### Problem
Go through the records underneath and count the lines that include the string "this". Give nothing but the number.

### Records provided
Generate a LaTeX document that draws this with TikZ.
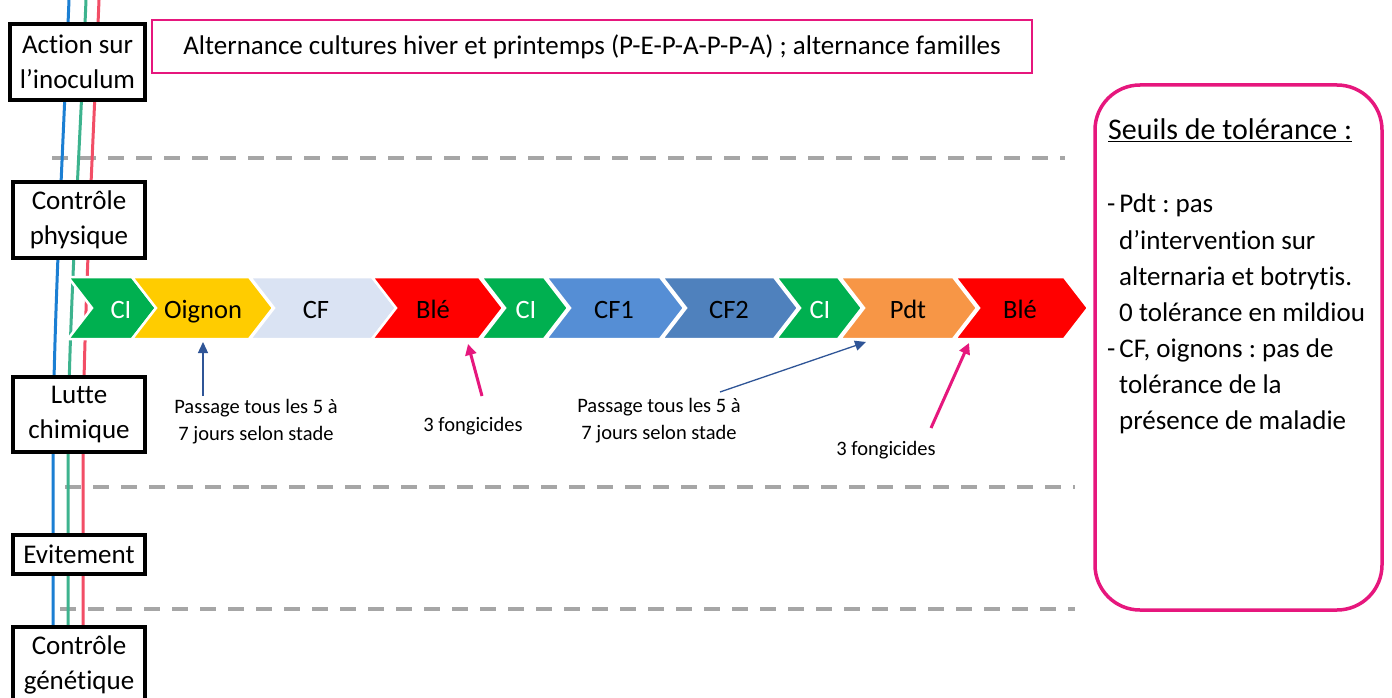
\documentclass[tikz,border=0pt]{standalone}
\usepackage{fontspec}
\setmainfont{Carlito}[Ligatures=CommonOff]
\usetikzlibrary{arrows.meta}
\definecolor{pinkc}{HTML}{E6177D}
\definecolor{lineblue}{HTML}{1B7FD3}
\definecolor{linegreen}{HTML}{3DB38E}
\definecolor{linered}{HTML}{F24E66}
\definecolor{dashgray}{HTML}{A6A6A6}
\definecolor{cgreen}{HTML}{00B050}
\definecolor{cyellow}{HTML}{FFCC00}
\definecolor{clight}{HTML}{DAE3F3}
\definecolor{cred}{HTML}{FF0000}
\definecolor{cblue1}{HTML}{558ED5}
\definecolor{cblue2}{HTML}{4F81BD}
\definecolor{corange}{HTML}{F79646}
\definecolor{arrblue}{HTML}{2F5597}
\newcommand{\chev}[3]{\filldraw[fill=#3, draw=white, line width=2.5pt, line join=miter] (#1,277) -- (#2,277) -- ({#2+24},308) -- (#2,339) -- (#1,339) -- ({#1+24},308) -- cycle;}
\tikzset{
  lbox/.style={draw=black, line width=3.5pt, fill=white, inner sep=0pt, align=center, font=\fontsize{27}{35}\selectfont},
  dashline/.style={draw=dashgray, line width=3.5pt, dash pattern=on 16pt off 12pt},
  vline/.style={line width=3pt},
  clabel/.style={font=\fontsize{26.5}{30}\selectfont, inner sep=0pt, anchor=base},
  annot/.style={font=\fontsize{20.5}{27}\selectfont, align=center, inner sep=0pt},
  rtext/.style={font=\fontsize{27}{36}\selectfont, anchor=base west, inner sep=0pt},
  bluearrow/.style={draw=arrblue, line width=1.3pt, -{Triangle[length=11pt,width=10pt]}},
  pinkarrow/.style={draw=pinkc, line width=3pt, -{Triangle[length=11pt,width=11pt]}}
}
\frenchspacing
\begin{document}
\frenchspacing
\begin{tikzpicture}[x=1pt,y=-1pt]
\useasboundingbox (0,0) rectangle (1392,698);
\fill[white] (0,0) rectangle (1392,698);
\clip (0,0) rectangle (1392,698);
% dashed separators
\draw[dashline] (52,158) -- (1065,158);
\draw[dashline] (65,487) -- (1075,487);
\draw[dashline] (60,609) -- (1075,609);
% coloured lines
\draw[vline, lineblue] (69,0) .. controls (63,150) and (53,330) .. (53,460) -- (53,700);
\draw[vline, linegreen] (86,0) .. controls (80,150) and (68,330) .. (68,460) -- (68,700);
\draw[vline, linered] (99,0) .. controls (93,150) and (83,330) .. (83,460) -- (83,700);
% left boxes
\node[lbox, minimum width=135pt, minimum height=76pt] (b1) at (77.5,62) {Action sur\\l’inoculum};
\node[lbox, minimum width=132pt, minimum height=76pt] (b2) at (79,220) {Contrôle\\physique};
\node[lbox, minimum width=132pt, minimum height=75pt] (b3) at (79,414.5) {Lutte\\chimique};
\node[lbox, minimum width=132pt, minimum height=39pt] (b4) at (79,554.5) {Evitement};
\node[lbox, minimum width=132pt, minimum height=76pt] (b5) at (79,665) {Contrôle\\génétique};
% top box
\node[draw=pinkc, line width=2.5pt, minimum width=880pt, minimum height=53pt, inner sep=0pt, font=\fontsize{27}{30}\selectfont] (top) at (592,46.5) {Alternance cultures hiver et printemps (P-E-P-A-P-P-A) ; alternance familles};
% chevrons
\chev{68}{132}{cgreen}
\chev{132}{249}{cyellow}
\chev{250}{372}{clight}
\chev{372}{479}{cred}
\chev{481}{544}{cgreen}
\chev{546}{660}{cblue1}
\chev{662}{774}{cblue2}
\chev{776}{838}{cgreen}
\chev{840}{953}{corange}
\chev{955}{1064}{cred}
\node[clabel, text=white] (c1) at (121,318) {CI};
\node[clabel] (c2) at (203,318) {Oignon};
\node[clabel] (c3) at (316,318) {CF};
\node[clabel] (c4) at (433,318) {Blé};
\node[clabel, text=white] (c5) at (526,318) {CI};
\node[clabel] (c6) at (614,318) {CF1};
\node[clabel] (c7) at (729,318) {CF2};
\node[clabel, text=white] (c8) at (820,318) {CI};
\node[clabel] (c9) at (908,318) {Pdt};
\node[clabel] (c10) at (1020,318) {Blé};
% annotations
\node[annot] (p1) at (256,422) {Passage tous les 5 à\\7 jours selon stade};
\node[annot] (f1) at (473,426) {3 fongicides};
\node[annot] (p2) at (659,421) {Passage tous les 5 à\\7 jours selon stade};
\node[annot] (f2) at (886,450) {3 fongicides};
\coordinate (a1s) at (203,396);
\coordinate (a1e) at (203,342);
\coordinate (a2s) at (482,396);
\coordinate (a2e) at (468,344);
\coordinate (a3s) at (720,392);
\coordinate (a3e) at (866,342);
\coordinate (a4s) at (931,428);
\coordinate (a4e) at (969,343);
\draw[bluearrow] (a1s) -- (a1e);
\draw[pinkarrow] (a2s) -- (a2e);
\draw[bluearrow] (a3s) -- (a3e);
\draw[pinkarrow] (a4s) -- (a4e);
% right box
\draw[draw=pinkc, line width=3.5pt, rounded corners=45pt] (1095,85) rectangle (1382,610);
\node[rtext, font=\fontsize{30}{36}\selectfont] (r0) at (1108,140) {\underline{Seuils de tolérance :}};
\node[rtext] (r1) at (1107,212) {-\hspace{4pt}Pdt : pas};
\node[rtext] (r2) at (1119,249) {d’intervention sur};
\node[rtext] (r3) at (1119,285) {alternaria et botrytis.};
\node[rtext] (r4) at (1119,321) {0 tolérance en mildiou};
\node[rtext] (r5) at (1107,357) {-\hspace{4pt}CF, oignons : pas de};
\node[rtext] (r6) at (1119,393) {tolérance de la};
\node[rtext] (r7) at (1119,429) {présence de maladie};
\end{tikzpicture}
\end{document}
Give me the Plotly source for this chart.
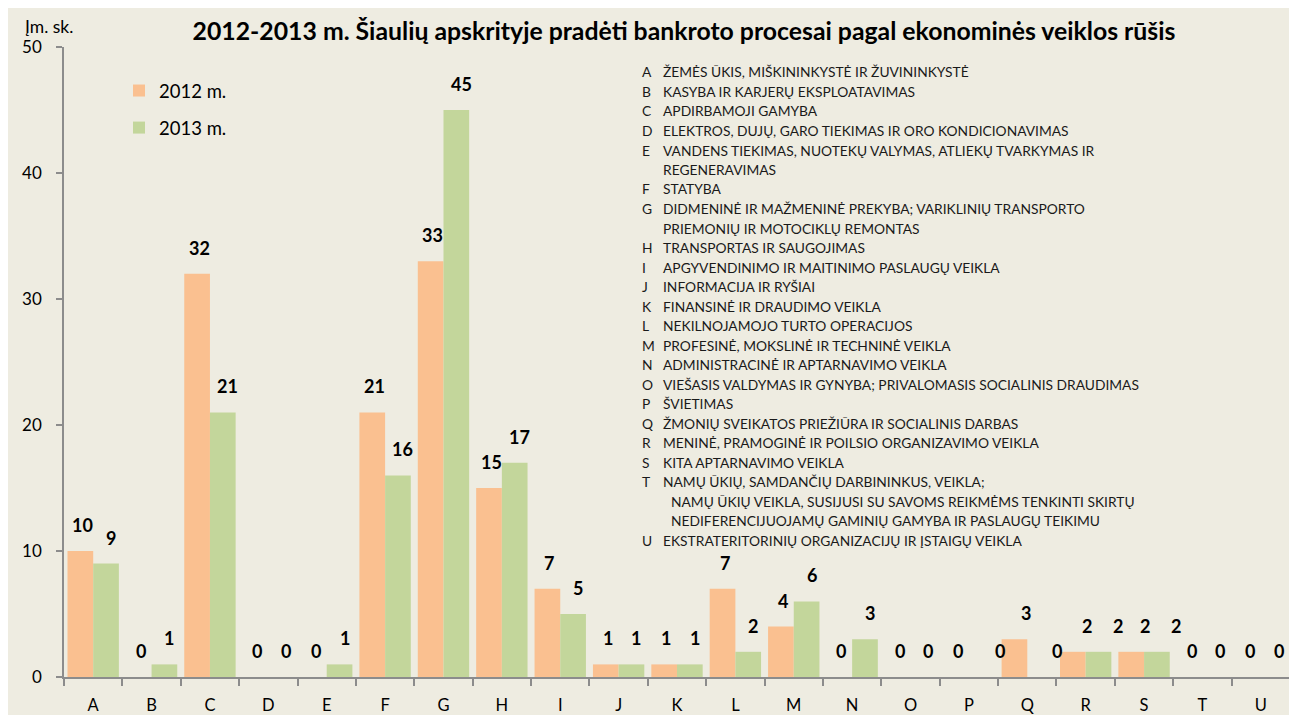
import plotly.graph_objects as go

# ---------------- data ----------------
categories = list("ABCDEFGHIJKLMNOPQRSTU")
values_2012 = [10, 0, 32, 0, 0, 21, 33, 15, 7, 1, 1, 7, 4, 0, 0, 0, 3, 2, 2, 0, 0]
values_2013 = [9, 1, 21, 0, 1, 16, 45, 17, 5, 1, 1, 2, 6, 3, 0, 0, 0, 2, 2, 0, 0]
series_names = ["2012 m.", "2013 m."]

title_text = "2012-2013 m. Šiaulių apskrityje pradėti bankroto procesai pagal ekonominės veiklos rūšis"
y_axis_title = "Įm. sk."

descriptions = [
    ("A", ["ŽEMĖS ŪKIS, MIŠKININKYSTĖ IR ŽUVININKYSTĖ"]),
    ("B", ["KASYBA IR KARJERŲ EKSPLOATAVIMAS"]),
    ("C", ["APDIRBAMOJI GAMYBA"]),
    ("D", ["ELEKTROS, DUJŲ, GARO TIEKIMAS IR ORO KONDICIONAVIMAS"]),
    ("E", ["VANDENS TIEKIMAS, NUOTEKŲ VALYMAS, ATLIEKŲ TVARKYMAS IR", "REGENERAVIMAS"]),
    ("F", ["STATYBA"]),
    ("G", ["DIDMENINĖ IR MAŽMENINĖ PREKYBA; VARIKLINIŲ TRANSPORTO", "PRIEMONIŲ IR MOTOCIKLŲ REMONTAS"]),
    ("H", ["TRANSPORTAS IR SAUGOJIMAS"]),
    ("I", ["APGYVENDINIMO IR MAITINIMO PASLAUGŲ VEIKLA"]),
    ("J", ["INFORMACIJA IR RYŠIAI"]),
    ("K", ["FINANSINĖ IR DRAUDIMO VEIKLA"]),
    ("L", ["NEKILNOJAMOJO TURTO OPERACIJOS"]),
    ("M", ["PROFESINĖ, MOKSLINĖ IR TECHNINĖ VEIKLA"]),
    ("N", ["ADMINISTRACINĖ IR APTARNAVIMO VEIKLA"]),
    ("O", ["VIEŠASIS VALDYMAS IR GYNYBA; PRIVALOMASIS SOCIALINIS DRAUDIMAS"]),
    ("P", ["ŠVIETIMAS"]),
    ("Q", ["ŽMONIŲ SVEIKATOS PRIEŽIŪRA IR SOCIALINIS DARBAS"]),
    ("R", ["MENINĖ, PRAMOGINĖ IR POILSIO ORGANIZAVIMO VEIKLA"]),
    ("S", ["KITA APTARNAVIMO VEIKLA"]),
    ("T", ["NAMŲ ŪKIŲ, SAMDANČIŲ DARBININKUS, VEIKLA;",
           "NAMŲ ŪKIŲ VEIKLA, SUSIJUSI SU SAVOMS REIKMĖMS TENKINTI SKIRTŲ",
           "NEDIFERENCIJUOJAMŲ GAMINIŲ GAMYBA IR PASLAUGŲ TEIKIMU"]),
    ("U", ["EKSTRATERITORINIŲ ORGANIZACIJŲ IR ĮSTAIGŲ VEIKLA"]),
]

# ---------------- style ----------------
OFF = 8                      # page body margin
W, H = 1297 - OFF, 715 - OFF
ML, MR, MT, MB = 56, 7, 39, 38
PW, PH = W - ML - MR, H - MT - MB
FONT = "Lato"
BG = "#EEECE1"
C2012 = "#FAC090"
C2013 = "#C3D69B"
AXIS = "#8C8C8C"
BARGAP = 0.12

def px_x(p):
    """page pixel x -> plot paper fraction"""
    return (p - OFF - ML) / PW

def px_y(p):
    """page pixel y -> plot paper fraction"""
    return (H - MB - (p - OFF)) / PH

fig = go.Figure()
fig.add_trace(go.Bar(x=categories, y=values_2012, name=series_names[0],
                     marker=dict(color=C2012, line=dict(width=0)), legendgroup="a"))
fig.add_trace(go.Bar(x=categories, y=values_2013, name=series_names[1],
                     marker=dict(color=C2013, line=dict(width=0)), legendgroup="b"))

annotations = []
# bar value labels
cat_px = PW / len(categories)
half = cat_px * (1 - BARGAP) / 4
extra_shift = {("P", 1): 13, ("Q", 0): 10, ("Q", 1): 12, ("R", 0): 12, ("R", 1): 14,
               ("S", 0): 12, ("S", 1): 14}
for si, vals in enumerate([values_2012, values_2013]):
    base = -half + 2 if si == 0 else half + 5
    for c, v in zip(categories, vals):
        annotations.append(dict(
            x=c, y=v, xref="x", yref="y", text=f"<b>{v}</b>", showarrow=False,
            xshift=base + extra_shift.get((c, si), 0), yshift=26,
            font=dict(family=FONT, size=18, color="#000000")))

# description block
line_h = 19.5
y0 = 72
DESC_SIZE = 13.8
i = 0
for letter, lines in descriptions:
    annotations.append(dict(x=px_x(640), y=px_y(y0 + i * line_h), xref="paper", yref="paper",
                            text=letter, showarrow=False, xanchor="left", yanchor="middle",
                            font=dict(family=FONT, size=DESC_SIZE, color="#1a1a1a")))
    for j, ln in enumerate(lines):
        xs = 661 if not (letter == "T" and j > 0) else 669
        annotations.append(dict(x=px_x(xs), y=px_y(y0 + i * line_h), xref="paper", yref="paper",
                                text=ln, showarrow=False, xanchor="left", yanchor="middle",
                                font=dict(family=FONT, size=DESC_SIZE, color="#1a1a1a")))
        i += 1

# y axis unit label
annotations.append(dict(x=px_x(49), y=px_y(27), xref="paper", yref="paper", text=y_axis_title,
                        showarrow=False, xanchor="center", yanchor="middle",
                        font=dict(family=FONT, size=17.5, color="#000000")))

fig.update_layout(
    width=W, height=H,
    margin=dict(l=ML, r=MR, t=MT, b=MB, autoexpand=False),
    paper_bgcolor=BG, plot_bgcolor=BG,
    barmode="group", bargap=BARGAP, bargroupgap=0,
    font=dict(family=FONT, color="#000000"),
    title=dict(text=f"<b>{title_text}</b>", x=(684 - OFF) / W, xanchor="center",
               y=1 - (31 - OFF) / H, yanchor="middle",
               font=dict(family=FONT, size=24.8, color="#000000")),
    legend=dict(x=px_x(119), y=px_y(72), xanchor="left", yanchor="top", bgcolor="rgba(0,0,0,0)",
                font=dict(family=FONT, size=18.5, color="#000000"), tracegroupgap=10,
                traceorder="grouped"),
    annotations=annotations,
    xaxis=dict(showline=True, linecolor=AXIS, linewidth=1.5, ticks="outside", tickson="boundaries",
               ticklen=7, tickcolor=AXIS, tickwidth=1.5, showgrid=False, ticklabelstandoff=12,
               automargin=False,
               tickfont=dict(family=FONT, size=16.5, color="#000000")),
    yaxis=dict(range=[0, 50], dtick=10, showline=True, linecolor=AXIS, linewidth=1.5,
               ticks="outside", ticklen=6, tickcolor=AXIS, tickwidth=1.5, showgrid=False,
               zeroline=False, ticklabelstandoff=11, automargin=False,
               tickfont=dict(family=FONT, size=17, color="#000000")),
)

fig.write_html("out.html")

### Complete answer
2